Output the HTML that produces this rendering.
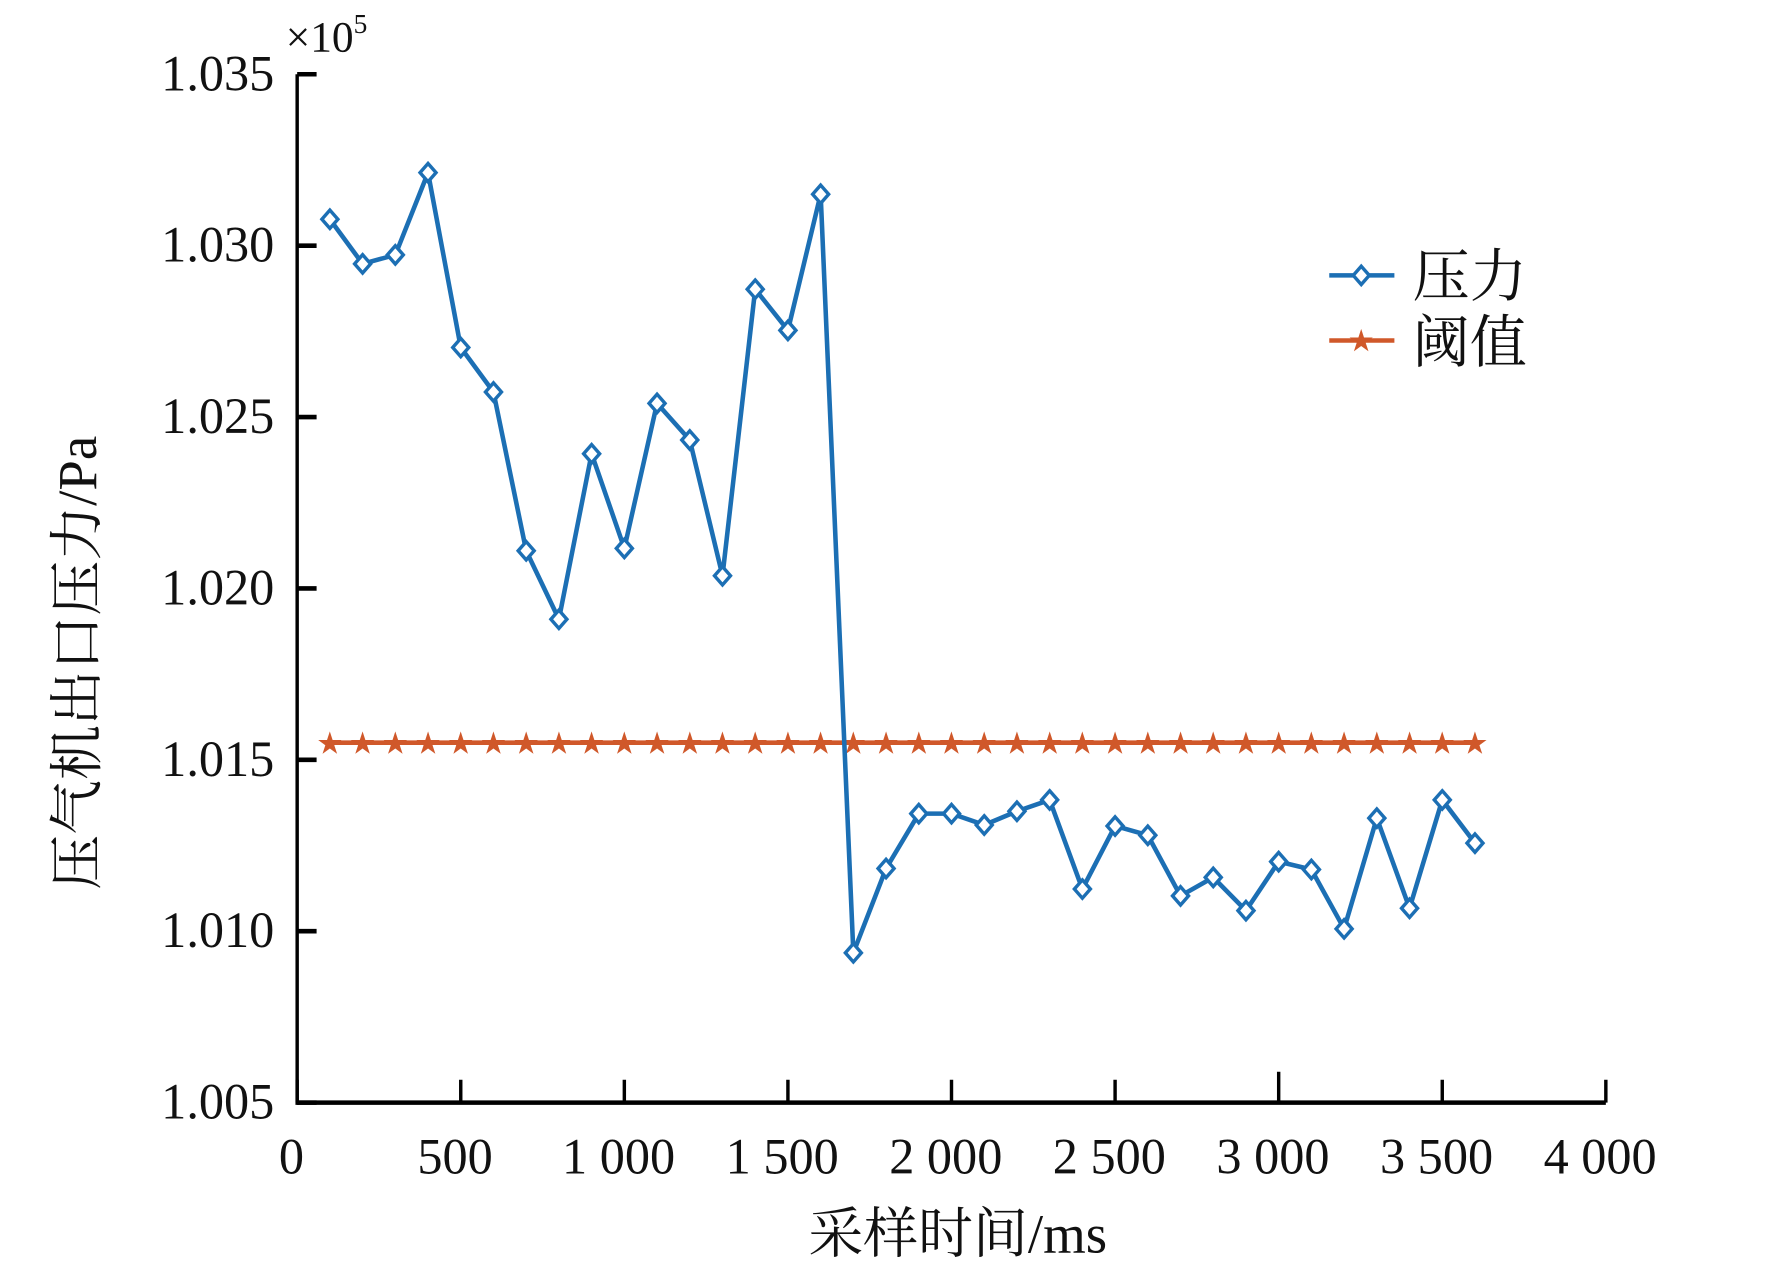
<!DOCTYPE html>
<html><head><meta charset="utf-8"><style>
html,body{margin:0;padding:0;background:#fff;}
svg{display:block;}
text{font-family:"Liberation Serif","Noto Serif CJK SC",serif;fill:#111;}
</style></head><body>
<svg id="chart" width="1783" height="1266" viewBox="0 0 1560 1108" preserveAspectRatio="none" xmlns="http://www.w3.org/2000/svg">
<g id="axes"></g>
<g id="marks"></g>
<g>
  <line x1="1163" y1="241" x2="1220" y2="241" stroke="#1c6fb4" stroke-width="4"/>
  <path d="M1191 233 L1198 241 L1191 249 L1184 241 Z" fill="#fff" stroke="#1c6fb4" stroke-width="3"/>
  <text x="1236" y="259" font-size="50">压力</text>
  <line x1="1163" y1="298" x2="1220" y2="298" stroke="#d0582a" stroke-width="4"/>
  <text x="1191" y="306" font-size="22" text-anchor="middle" fill="#d0582a" style="fill:#d0582a">★</text>
  <text x="1236" y="317" font-size="50">阈值</text>
</g>
<text x="250" y="45" font-size="38">×10<tspan font-size="24" dy="-16">5</tspan></text>
<text x="838" y="1096" font-size="48" text-anchor="middle">采样时间/ms</text>
<text transform="translate(84,580) rotate(-90)" font-size="48" text-anchor="middle">压气机出口压力/Pa</text>
</svg>
<script>
const xTicks=[0,500,1000,1500,2000,2500,3000,3500,4000];
const xTickLabels=["0","500","1 000","1 500","2 000","2 500","3 000","3 500","4 000"];
const yTicks=[1.005,1.010,1.015,1.020,1.025,1.030,1.035];
const yTickLabels=["1.005","1.010","1.015","1.020","1.025","1.030","1.035"];
const times=[100,200,300,400,500,600,700,800,900,1000,1100,1200,1300,1400,1500,1600,1700,1800,1900,2000,2100,2200,2300,2400,2500,2600,2700,2800,2900,3000,3100,3200,3300,3400,3500,3600];
const pressure=[1.03077,1.02947,1.02973,1.03213,1.02703,1.02573,1.02110,1.01910,1.02393,1.02117,1.02540,1.02433,1.02037,1.02873,1.02753,1.03150,1.00937,1.01183,1.01343,1.01343,1.01310,1.01350,1.01383,1.01123,1.01307,1.01280,1.01103,1.01157,1.01060,1.01203,1.01180,1.01007,1.01330,1.01067,1.01383,1.01257];
const threshold=[1.0155,1.0155,1.0155,1.0155,1.0155,1.0155,1.0155,1.0155,1.0155,1.0155,1.0155,1.0155,1.0155,1.0155,1.0155,1.0155,1.0155,1.0155,1.0155,1.0155,1.0155,1.0155,1.0155,1.0155,1.0155,1.0155,1.0155,1.0155,1.0155,1.0155,1.0155,1.0155,1.0155,1.0155,1.0155,1.0155];

const NS="http://www.w3.org/2000/svg";
const X0=260,X1=1405,Y0=965,Y1=65;
function sx(v){return X0+(v-0)/(4000-0)*(X1-X0);}
function sy(v){return Y0-(v-1.005)/(1.035-1.005)*(Y0-Y1);}
function mk(tag,attrs,parent){const e=document.createElementNS(NS,tag);for(const k in attrs)e.setAttribute(k,attrs[k]);parent.appendChild(e);return e;}
const axes=document.getElementById('axes'),marks=document.getElementById('marks');

let l=mk('line',{x1:X0,y1:Y0,x2:X1,y2:Y0,stroke:'#000','stroke-width':4},axes);


l=mk('line',{x1:X0,y1:Y0+2,x2:X0,y2:Y1,stroke:'#000','stroke-width':3},axes);



xTicks.forEach((v,i)=>{
  const t=mk('line',{x1:sx(v),y1:Y0,x2:sx(v),y2:Y0-(v===3000?27:20),stroke:'#000','stroke-width':3},axes);
  
  
  const tx=mk('text',{x:sx(v)-5,y:1027,'font-size':44,'text-anchor':'middle'},axes);
  
  
  tx.textContent=xTickLabels[i];
});
yTicks.forEach((v,i)=>{
  const t=mk('line',{x1:X0,y1:sy(v),x2:X0+17,y2:sy(v),stroke:'#000','stroke-width':4},axes);
  
  
  const tx=mk('text',{x:240,y:sy(v)+14,'font-size':44,'text-anchor':'end'},axes);
  
  
  tx.textContent=yTickLabels[i];
});

let pts=times.map((t,i)=>sx(t)+','+sy(threshold[i])).join(' ');
let pl=mk('polyline',{points:pts,fill:'none',stroke:'#d0582a','stroke-width':4},marks);


times.forEach((t,i)=>{
  const s=mk('text',{x:sx(t),y:sy(threshold[i])+8,'font-size':22,'text-anchor':'middle',style:'fill:#d0582a'},marks);
  
  
  s.textContent='★';
});

pts=times.map((t,i)=>sx(t)+','+sy(pressure[i])).join(' ');
pl=mk('polyline',{points:pts,fill:'none',stroke:'#1c6fb4','stroke-width':4,'stroke-linejoin':'round'},marks);


times.forEach((t,i)=>{
  const x=sx(t),y=sy(pressure[i]);
  const d=mk('path',{d:`M${x} ${y-8} L${x+7} ${y} L${x} ${y+8} L${x-7} ${y} Z`,fill:'#fff',stroke:'#1c6fb4','stroke-width':3},marks);
  
  
});
</script>
</body></html>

PROBLEM:
Extract the full listing above verbatim; pictures are to be left out of the copy.

SOLUTION TO THIS TASK:
Output the HTML that produces this rendering.
<!DOCTYPE html>
<html><head><meta charset="utf-8"><style>
html,body{margin:0;padding:0;background:#fff;}
svg{display:block;}
text{font-family:"Liberation Serif","Noto Serif CJK SC",serif;fill:#111;}
</style></head><body>
<svg id="chart" width="1783" height="1266" viewBox="0 0 1560 1108" preserveAspectRatio="none" xmlns="http://www.w3.org/2000/svg">
<g id="axes"></g>
<g id="marks"></g>
<g>
  <line x1="1163" y1="241" x2="1220" y2="241" stroke="#1c6fb4" stroke-width="4"/>
  <path d="M1191 233 L1198 241 L1191 249 L1184 241 Z" fill="#fff" stroke="#1c6fb4" stroke-width="3"/>
  <text x="1236" y="259" font-size="50">压力</text>
  <line x1="1163" y1="298" x2="1220" y2="298" stroke="#d0582a" stroke-width="4"/>
  <text x="1191" y="306" font-size="22" text-anchor="middle" fill="#d0582a" style="fill:#d0582a">★</text>
  <text x="1236" y="317" font-size="50">阈值</text>
</g>
<text x="250" y="45" font-size="38">×10<tspan font-size="24" dy="-16">5</tspan></text>
<text x="838" y="1096" font-size="48" text-anchor="middle">采样时间/ms</text>
<text transform="translate(84,580) rotate(-90)" font-size="48" text-anchor="middle">压气机出口压力/Pa</text>
</svg>
<script>
const xTicks=[0,500,1000,1500,2000,2500,3000,3500,4000];
const xTickLabels=["0","500","1 000","1 500","2 000","2 500","3 000","3 500","4 000"];
const yTicks=[1.005,1.010,1.015,1.020,1.025,1.030,1.035];
const yTickLabels=["1.005","1.010","1.015","1.020","1.025","1.030","1.035"];
const times=[100,200,300,400,500,600,700,800,900,1000,1100,1200,1300,1400,1500,1600,1700,1800,1900,2000,2100,2200,2300,2400,2500,2600,2700,2800,2900,3000,3100,3200,3300,3400,3500,3600];
const pressure=[1.03077,1.02947,1.02973,1.03213,1.02703,1.02573,1.02110,1.01910,1.02393,1.02117,1.02540,1.02433,1.02037,1.02873,1.02753,1.03150,1.00937,1.01183,1.01343,1.01343,1.01310,1.01350,1.01383,1.01123,1.01307,1.01280,1.01103,1.01157,1.01060,1.01203,1.01180,1.01007,1.01330,1.01067,1.01383,1.01257];
const threshold=[1.0155,1.0155,1.0155,1.0155,1.0155,1.0155,1.0155,1.0155,1.0155,1.0155,1.0155,1.0155,1.0155,1.0155,1.0155,1.0155,1.0155,1.0155,1.0155,1.0155,1.0155,1.0155,1.0155,1.0155,1.0155,1.0155,1.0155,1.0155,1.0155,1.0155,1.0155,1.0155,1.0155,1.0155,1.0155,1.0155];

const NS="http://www.w3.org/2000/svg";
const X0=260,X1=1405,Y0=965,Y1=65;
function sx(v){return X0+(v-0)/(4000-0)*(X1-X0);}
function sy(v){return Y0-(v-1.005)/(1.035-1.005)*(Y0-Y1);}
function mk(tag,attrs,parent){const e=document.createElementNS(NS,tag);for(const k in attrs)e.setAttribute(k,attrs[k]);parent.appendChild(e);return e;}
const axes=document.getElementById('axes'),marks=document.getElementById('marks');

let l=mk('line',{x1:X0,y1:Y0,x2:X1,y2:Y0,stroke:'#000','stroke-width':4},axes);


l=mk('line',{x1:X0,y1:Y0+2,x2:X0,y2:Y1,stroke:'#000','stroke-width':3},axes);



xTicks.forEach((v,i)=>{
  const t=mk('line',{x1:sx(v),y1:Y0,x2:sx(v),y2:Y0-(v===3000?27:20),stroke:'#000','stroke-width':3},axes);
  
  
  const tx=mk('text',{x:sx(v)-5,y:1027,'font-size':44,'text-anchor':'middle'},axes);
  
  
  tx.textContent=xTickLabels[i];
});
yTicks.forEach((v,i)=>{
  const t=mk('line',{x1:X0,y1:sy(v),x2:X0+17,y2:sy(v),stroke:'#000','stroke-width':4},axes);
  
  
  const tx=mk('text',{x:240,y:sy(v)+14,'font-size':44,'text-anchor':'end'},axes);
  
  
  tx.textContent=yTickLabels[i];
});

let pts=times.map((t,i)=>sx(t)+','+sy(threshold[i])).join(' ');
let pl=mk('polyline',{points:pts,fill:'none',stroke:'#d0582a','stroke-width':4},marks);


times.forEach((t,i)=>{
  const s=mk('text',{x:sx(t),y:sy(threshold[i])+8,'font-size':22,'text-anchor':'middle',style:'fill:#d0582a'},marks);
  
  
  s.textContent='★';
});

pts=times.map((t,i)=>sx(t)+','+sy(pressure[i])).join(' ');
pl=mk('polyline',{points:pts,fill:'none',stroke:'#1c6fb4','stroke-width':4,'stroke-linejoin':'round'},marks);


times.forEach((t,i)=>{
  const x=sx(t),y=sy(pressure[i]);
  const d=mk('path',{d:`M${x} ${y-8} L${x+7} ${y} L${x} ${y+8} L${x-7} ${y} Z`,fill:'#fff',stroke:'#1c6fb4','stroke-width':3},marks);
  
  
});
</script>
</body></html>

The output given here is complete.